Musionline.co.id, Jakarta - Sesuai dengan hasil prediksi Badan Meteorologi, Klematologi, dan Geofisika (BMKG) di Bulan Februari yang lalu, Kepala BMKG Dwikorita Karnawati menyebut Indonesia perlu lebih mewaspadai potensi terjadinya El Nino yg makin pasti.
Selain memicu kekeringan, minimnya curah hujan yang terjadi, juga akan berpotensi meningkatkan jumlah titik api, sehingga makin meningkatkan kondisi kerawanan untuk terjadi kebakaran hutan dan lahan (Karhutla).
Untuk diketahui, El Nino merupakan fenomena pemanasan Suhu Muka Laut (SML) di atas kondisi normal yang terjadi di Samudera Pasifik bagian tengah dan timur. Adanya pemanasan SML ini mengakibatkan bergesernya potensi pertumbuhan awan dari wilayah Indonesia ke wilayah Samudera Pasifik Tengah sehingga akan mengurangi curah hujan di wilayah Indonesia.
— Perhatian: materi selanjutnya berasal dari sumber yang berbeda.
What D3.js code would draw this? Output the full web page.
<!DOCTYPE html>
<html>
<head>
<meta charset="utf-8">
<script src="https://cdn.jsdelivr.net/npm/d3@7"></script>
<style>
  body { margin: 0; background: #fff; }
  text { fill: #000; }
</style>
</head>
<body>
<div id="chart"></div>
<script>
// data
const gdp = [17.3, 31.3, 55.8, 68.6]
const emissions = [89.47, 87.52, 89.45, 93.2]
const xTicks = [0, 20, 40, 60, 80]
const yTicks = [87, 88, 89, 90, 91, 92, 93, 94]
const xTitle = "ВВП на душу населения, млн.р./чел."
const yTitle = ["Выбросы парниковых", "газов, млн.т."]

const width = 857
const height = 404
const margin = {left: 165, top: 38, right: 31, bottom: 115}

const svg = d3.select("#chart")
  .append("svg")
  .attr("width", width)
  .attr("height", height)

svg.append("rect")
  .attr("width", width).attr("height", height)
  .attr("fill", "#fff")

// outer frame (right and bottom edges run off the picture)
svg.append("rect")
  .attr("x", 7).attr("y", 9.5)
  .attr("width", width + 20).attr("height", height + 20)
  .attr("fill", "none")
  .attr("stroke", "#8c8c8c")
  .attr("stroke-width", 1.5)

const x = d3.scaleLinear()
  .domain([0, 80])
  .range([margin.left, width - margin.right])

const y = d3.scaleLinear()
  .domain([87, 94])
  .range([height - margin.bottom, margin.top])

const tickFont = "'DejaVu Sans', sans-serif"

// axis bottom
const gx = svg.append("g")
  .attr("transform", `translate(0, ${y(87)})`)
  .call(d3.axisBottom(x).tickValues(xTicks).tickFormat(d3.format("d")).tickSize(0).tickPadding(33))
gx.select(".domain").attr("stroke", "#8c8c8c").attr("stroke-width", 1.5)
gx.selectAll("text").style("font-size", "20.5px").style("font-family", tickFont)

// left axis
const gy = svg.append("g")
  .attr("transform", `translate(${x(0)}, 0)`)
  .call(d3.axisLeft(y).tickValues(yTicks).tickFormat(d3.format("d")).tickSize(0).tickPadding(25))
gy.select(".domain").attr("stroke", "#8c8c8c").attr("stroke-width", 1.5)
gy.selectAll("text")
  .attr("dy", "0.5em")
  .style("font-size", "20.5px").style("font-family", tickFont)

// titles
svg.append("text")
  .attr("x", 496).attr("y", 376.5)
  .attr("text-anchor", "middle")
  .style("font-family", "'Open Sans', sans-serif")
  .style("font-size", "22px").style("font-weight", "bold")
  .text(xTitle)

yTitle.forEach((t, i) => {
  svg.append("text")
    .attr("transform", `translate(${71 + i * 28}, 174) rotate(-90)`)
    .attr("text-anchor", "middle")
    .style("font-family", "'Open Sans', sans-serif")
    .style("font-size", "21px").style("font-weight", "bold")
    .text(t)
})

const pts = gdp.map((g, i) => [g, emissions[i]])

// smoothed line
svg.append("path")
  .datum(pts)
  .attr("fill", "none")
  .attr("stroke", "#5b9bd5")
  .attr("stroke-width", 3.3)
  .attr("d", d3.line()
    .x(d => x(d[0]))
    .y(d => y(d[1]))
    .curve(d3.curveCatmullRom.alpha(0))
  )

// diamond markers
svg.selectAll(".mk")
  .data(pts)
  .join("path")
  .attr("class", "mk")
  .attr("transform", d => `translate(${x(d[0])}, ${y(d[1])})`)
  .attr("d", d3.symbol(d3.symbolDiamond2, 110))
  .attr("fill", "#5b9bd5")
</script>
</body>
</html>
"Langkah-langkah strategis perlu dilakukan pemerintah untuk mengantisipasi dampak lanjutan. Utamanya sektor-sektor yang sangat terdampak seperti sektor pertanian, terutama tanaman pangan semusim yang sangat mengandalkan air. Situasi saat ini perlu diantisipasi agar tidak berdampak pada gagal panen yang dapat berujung pada krisis pangan," ujarnya.
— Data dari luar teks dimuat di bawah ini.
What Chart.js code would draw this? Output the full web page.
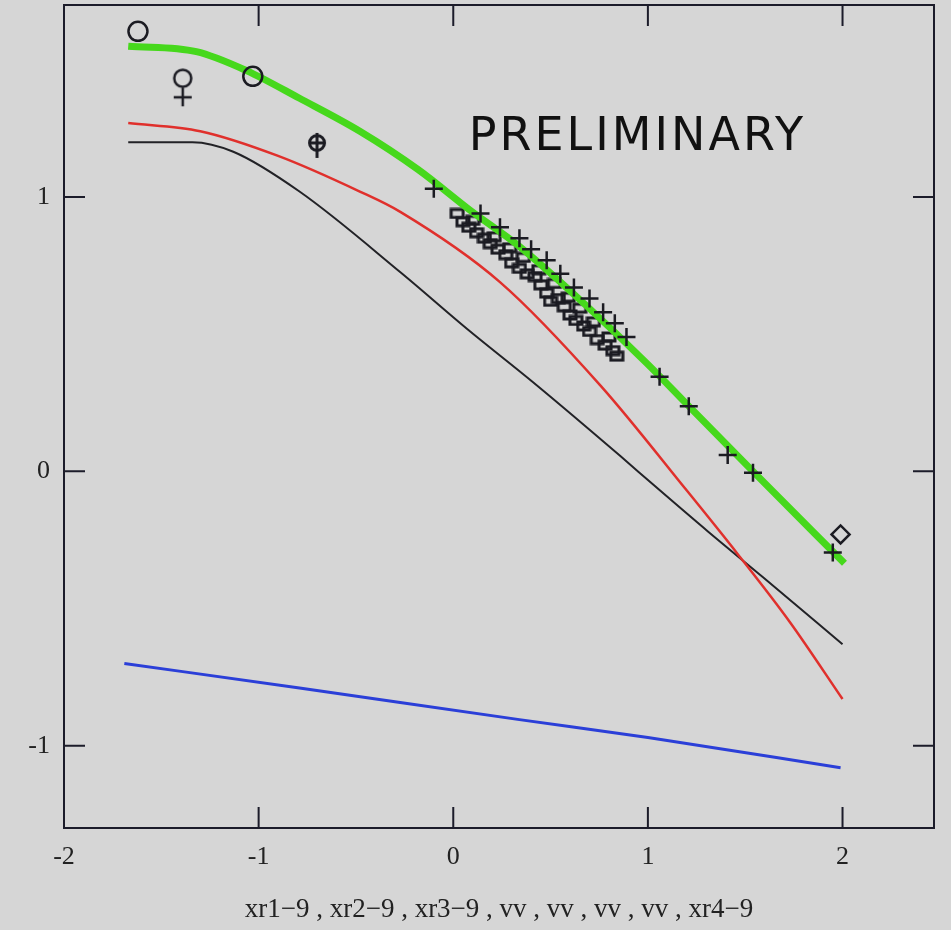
<!DOCTYPE html>
<html>
<head>
<meta charset="utf-8">
<script src="https://cdn.jsdelivr.net/npm/chart.js@4"></script>
<style>
  html, body { margin: 0; padding: 0; background: #d6d6d6; }
  #wrap { width: 951px; height: 930px; }
</style>
</head>
<body>
<div id="wrap"><canvas id="chart"></canvas></div>
<script>
// tick positions
const xTicks = [-2, -1, 0, 1, 2];
const yTicks = [-1, 0, 1];
const xTitle = "xr1\u22129 , xr2\u22129 , xr3\u22129 , vv , vv , vv , vv , xr4\u22129";
const stampText = "PRELIMINARY";

// curves vs vv
const greenX = [-1.67, -1.32, -1.06, -0.79, -0.48, -0.18, 0.09, 0.34, 0.69, 1.00, 1.20, 1.54, 2.01];
const greenY = [1.55, 1.53, 1.46, 1.36, 1.24, 1.10, 0.95, 0.82, 0.60, 0.39, 0.245, 0.00, -0.335];
const redX = [-1.67, -1.30, -0.90, -0.48, -0.27, 0.24, 0.76, 1.20, 1.46, 1.73, 2.00];
const redY = [1.27, 1.24, 1.15, 1.02, 0.945, 0.69, 0.31, -0.07, -0.30, -0.55, -0.83];
const blackX = [-1.67, -1.34, -1.13, -0.79, -0.27, 0.07, 0.41, 0.86, 1.03, 1.31, 1.59, 2.00];
const blackY = [1.20, 1.20, 1.165, 1.02, 0.725, 0.52, 0.325, 0.055, -0.05, -0.22, -0.385, -0.63];
const blueX = [-1.69, -0.79, 0.34, 1.00, 1.99];
const blueY = [-0.70, -0.79, -0.905, -0.97, -1.08];

// measured points
const squareX = [0.02, 0.05, 0.08, 0.12, 0.16, 0.19, 0.23, 0.27, 0.30, 0.34, 0.38, 0.42, 0.45, 0.48, 0.50, 0.54, 0.57, 0.60, 0.63, 0.67, 0.70, 0.74, 0.78, 0.82, 0.84,
                 0.10, 0.21, 0.29, 0.36, 0.44, 0.52, 0.59, 0.65, 0.72, 0.80];
const squareY = [0.94, 0.91, 0.89, 0.87, 0.85, 0.83, 0.81, 0.79, 0.76, 0.74, 0.72, 0.71, 0.68, 0.65, 0.62, 0.63, 0.60, 0.57, 0.55, 0.53, 0.51, 0.48, 0.46, 0.44, 0.42,
                 0.915, 0.855, 0.815, 0.78, 0.735, 0.685, 0.635, 0.595, 0.545, 0.49];
const plusX = [-0.10, 0.14, 0.24, 0.34, 0.40, 0.48, 0.55, 0.62, 0.70, 0.77, 0.83, 0.89, 1.06, 1.21, 1.41, 1.54, 1.95];
const plusY = [1.03, 0.94, 0.89, 0.85, 0.81, 0.77, 0.72, 0.67, 0.63, 0.58, 0.54, 0.49, 0.345, 0.237, 0.06, -0.005, -0.296];
const circleX = [-1.62, -1.03];
const circleY = [1.604, 1.44];
const venusX = [-1.39];
const venusY = [1.40];
const earthX = [-0.70];
const earthY = [1.19];
const diamondX = [1.99];
const diamondY = [-0.23];

const stampAt = [0.08, 1.17];

function pairs(xs, ys) {
    return xs.map((x, i) => ({ x: x, y: ys[i] }));
}

function glyph(w, h, draw) {
    const c = document.createElement("canvas");
    c.width = w;
    c.height = h;
    const g = c.getContext("2d");
    g.strokeStyle = "#1b1b22";
    g.lineWidth = 2.5;
    draw(g);
    return c;
}

const venusImg = glyph(24, 40, g => {
    g.beginPath();
    g.arc(12, 11, 8.5, 0, Math.PI * 2);
    g.moveTo(12, 20); g.lineTo(12, 39);
    g.moveTo(3, 30); g.lineTo(21, 30);
    g.stroke();
});

const earthImg = glyph(22, 28, g => {
    g.lineWidth = 3;
    g.beginPath();
    g.arc(11, 12, 7.5, 0, Math.PI * 2);
    g.moveTo(11, 2); g.lineTo(11, 27);
    g.moveTo(3, 12); g.lineTo(19, 12);
    g.stroke();
});

const boxImg = glyph(16, 12, g => {
    g.lineWidth = 3;
    g.strokeRect(2, 2, 12, 8);
});

function lineSet(xs, ys, color, width, order) {
    return {
        data: pairs(xs, ys),
        showLine: true,
        borderColor: color,
        borderWidth: width,
        pointRadius: 0,
        cubicInterpolationMode: "monotone",
        order: order
    };
}

function pointSet(xs, ys, style, radius, order) {
    return {
        data: pairs(xs, ys),
        showLine: false,
        pointStyle: style,
        pointRadius: radius,
        borderColor: "#1b1b22",
        backgroundColor: "rgba(0,0,0,0)",
        borderWidth: 2.5,
        order: order
    };
}

const framePlugin = {
    id: "frame",
    beforeDatasetsDraw(chart) {
        const { ctx, chartArea: a, scales: { x, y } } = chart;
        const tl = 21;
        ctx.save();
        ctx.strokeStyle = "#1c1c2a";
        ctx.lineWidth = 2;
        ctx.strokeRect(a.left, a.top, a.right - a.left, a.bottom - a.top);
        ctx.beginPath();
        x.ticks.forEach(t => {
            const px = x.getPixelForValue(t.value);
            ctx.moveTo(px, a.bottom); ctx.lineTo(px, a.bottom - tl);
            ctx.moveTo(px, a.top); ctx.lineTo(px, a.top + tl);
        });
        y.ticks.forEach(t => {
            const py = y.getPixelForValue(t.value);
            ctx.moveTo(a.left, py); ctx.lineTo(a.left + tl, py);
            ctx.moveTo(a.right, py); ctx.lineTo(a.right - tl, py);
        });
        ctx.stroke();

        ctx.fillStyle = "#111";
        ctx.font = '46px "DejaVu Sans"';
        ctx.letterSpacing = "3px";
        ctx.textBaseline = "alphabetic";
        ctx.fillText(stampText, x.getPixelForValue(stampAt[0]), y.getPixelForValue(stampAt[1]));
        ctx.restore();
    }
};

const tickFont = { family: '"Liberation Serif", serif', size: 26 };

function noPad(s) {
    s.paddingTop = 0;
    s.paddingBottom = 0;
    s.paddingLeft = 0;
    s.paddingRight = 0;
}

new Chart(document.getElementById("chart"), {
    type: "scatter",
    data: {
        datasets: [
            pointSet(plusX, plusY, "cross", 9, 0),
            pointSet(circleX, circleY, "circle", 9.5, 1),
            pointSet(diamondX, diamondY, "rectRot", 9, 1),
            pointSet(venusX, venusY, venusImg, 10, 1),
            pointSet(earthX, earthY, earthImg, 10, 1),
            lineSet(greenX, greenY, "#46d81c", 7, 2),
            pointSet(squareX, squareY, boxImg, 7, 3),
            lineSet(redX, redY, "#e0302c", 2.5, 4),
            lineSet(blackX, blackY, "#222226", 2, 5),
            lineSet(blueX, blueY, "#2b3fd8", 3, 6)
        ]
    },
    options: {
        responsive: true,
        maintainAspectRatio: false,
        animation: false,
        layout: { autoPadding: false, padding: { top: 5, right: 17, left: 0, bottom: 0 } },
        scales: {
            x: {
                type: "linear",
                min: -2,
                max: 2.47,
                afterBuildTicks: s => { s.ticks = xTicks.map(v => ({ value: v })); },
                afterFit: s => { s.height = 102; noPad(s); },
                grid: { display: false, drawTicks: false },
                border: { display: false },
                ticks: { font: tickFont, color: "#222", padding: 14, maxRotation: 0 },
                title: {
                    display: true,
                    text: xTitle,
                    font: { family: '"Liberation Serif", serif', size: 27 },
                    color: "#222",
                    padding: { top: 0, bottom: 4 }
                }
            },
            y: {
                type: "linear",
                min: -1.3,
                max: 1.7,
                afterBuildTicks: s => { s.ticks = yTicks.map(v => ({ value: v })); },
                afterFit: s => { s.width = 64; noPad(s); },
                grid: { display: false, drawTicks: false },
                border: { display: false },
                ticks: { font: tickFont, color: "#222", padding: 14 }
            }
        },
        plugins: {
            legend: { display: false },
            tooltip: { enabled: false }
        }
    },
    plugins: [framePlugin]
});
</script>
</body>
</html>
Ia menjelaskan, berdasarkan pengamatan BMKG terhadap suhu muka laut di Samudra Pasifik, La Niña telah berakhir pada Februari 2023. Sepanjang periode Maret-April 2023, ENSO berada pada fase Netral, yang mengindikasikan tidak adanya gangguan iklim dari Samudra Pasifik pada periode tersebut.
Dengan peluang >80 persen, ENSO Netral diprediksi mulai beralih menuju fase El Niño pada periode Juni 2023 dan diprediksi akan berlangsung dengan intensitas lemah hingga moderat. Sementara itu gangguan iklim dari Samudra Hindia, yaitu IOD (Indian Ocean Dipole), selama bulan Maret - April juga berada pada fase Netral dan diprediksi berpeluang akan beralih menuju fase IOD Positif mulai Juni 2023.
"Kombinasi dari fenomena El Niño dan IOD Positif yang diprediksi akan terjadi pada semester II 2023 tersebut dapat berdampak pada berkurangnya curah hujan di sebagian besar wilayah Indonesia selama periode Musim Kemarau 2023. Bahkan sebagian wilayah diprediksi akan mengalami curah hujan dengan kategori Bawah Normal (lebih kering dari kondisi normalnya) hingga mencapai hanya 20 mm per bulan dan beberapa wilayah mengalami kondisi tidak ada hujan sama sekali (0 mm/bulan)," ujarnya lagi.
Dwikorita mengatakan, sejumlah langkah strategis yang bisa dilakukan yaitu dengan optimalisasi penggunaan infrastruktur pengelolaan sumber daya air seperti waduk, bendungan, embung dan sebagainya untuk menyimpan air di sisa musim hujan agar dapat dimanfaatkan pada periode musim kemarau. Langkah tersebut dilakukan untuk mengurangi risiko kekurangan air baik bagi kebutuhan masyarakat maupun untuk kebutuhan pertanian.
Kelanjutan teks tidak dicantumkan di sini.